Une intervention qui ne fait pas l’unanimité
Paris estime qu’il faut prendre la menace d’intervention « très au sérieux ». Catherine Colonna, ministre française de l’Europe et des Affaires Étrangères a prévenu samedi, sur Franceinfo, les putschistes nigériens « feraient bien de prendre la menace d’intervention militaire par une force régionale très au sérieux ». Il faut rappeler que le Sénégal et la Côte d’Ivoire se sont dits volontaires pour y participer. Cependant, en ce qui concerne le Sénégal, le Parlement n’a pas voté en faveur d’une telle intervention.
L’Italie, quant à elle, a appelé lundi à prolonger l’ultimatum, afin d’éviter un conflit. Mais pour de nombreux pays, une intervention au Niger est une ligne rouge à ne pas franchir. Le président Algérien, Abdelmadjid Tebboune, a déclaré qu’une éventuelle opération militaire au Niger « constitue une menace directe pour l’Algérie ». « Nous refusons catégoriquement toute intervention militaire », a-t-il ajouté.
Le Tchad, pour sa part, qui est une importante puissance militaire régionale et pays voisin du Niger, a indiqué qu’il ne participerait à aucune intervention. « Le Tchad n’interviendra jamais militairement. Nous avons toujours prôné le dialogue. Le Tchad est un facilitateur », a déclaré, vendredi 4 août, Daoud Yaya Brahim, le ministre des Armées du Tchad, pays qui n’est pas membre de la Cédéao.
Les divergence quand à une probable intervention divise même les pays membres du Cédéao, comme en témoigne la position du Mali et du Burkina Faso qui ont publié un communiqué de presse conjoint, prenant clairement ses distances avec la position de cette entité politique et affirmant même que « toute intervention militaire au Niger serait considérée comme une déclaration de guerre ».
La position de la Tunisie, pour sa part, est claire: elle condamne fermement le coup d’État, et exige le respect de la légitimité au Niger et la libération du président du pays, Mohamed Bazoum, et de toutes les personnes arrêtées.
Le Niger réagit aux menaces de la Cédéao
« Face à la menace d’intervention qui se précise à partir des pays voisins, l’espace aérien nigérien est fermé (…) jusqu’à nouvel ordre », a annoncé, dimanche 6 août 2023, le Conseil national pour la sauvegarde de la patrie (CNSP), qui est actuellement au pouvoir. Cette déclaration est survenue peu de temps avant l’expiration, dimanche à minuit, de l’ultimatum de la Cédéao lancé aux militaires pour rétablir dans ses fonctions le président déchu, Mohamed Bazoum.

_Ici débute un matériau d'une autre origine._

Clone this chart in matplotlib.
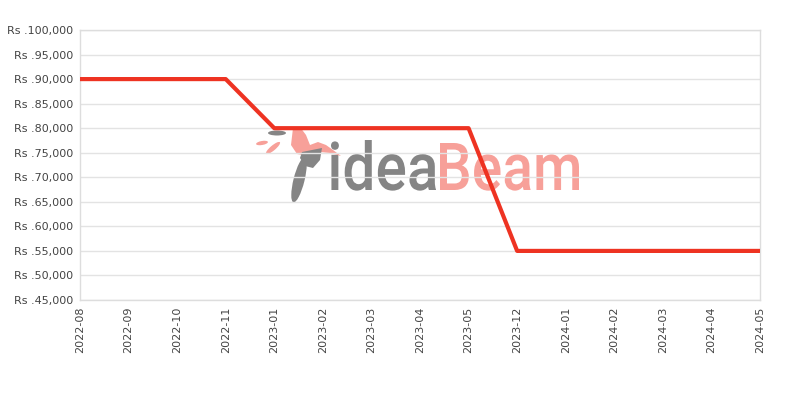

Pour les nouveaux maitres du pays l’objectif est clair: ils entendent maintenir leur position avec détermination. Forts du soutien de leurs pairs au Mali et au Burkina Faso, ainsi que d’une partie de la population, ils affichent leur résolution. Dimanche dernier, une impressionnante foule de près de 30 000 personnes s’est rassemblée dans le stade de Niamey, le plus vaste du pays, agitant fièrement les drapeaux du Niger, de la Russie et du Burkina Faso.
Devant cette foule enthousiaste, le général Mohamed Toumba, l’un des dirigeants du Conseil national pour la sauvegarde de la patrie (CNSP), a vivement critiqué les individus « embusqués dans l’ombre qui s’emploient à fomenter la subversion à l’encontre du développement du Niger ». « Nous demeurons au fait de leur dessein machiavélique », a-t-il affirmé, rassurant ses partisans que leur « engagement et détermination ne seront point trahis ».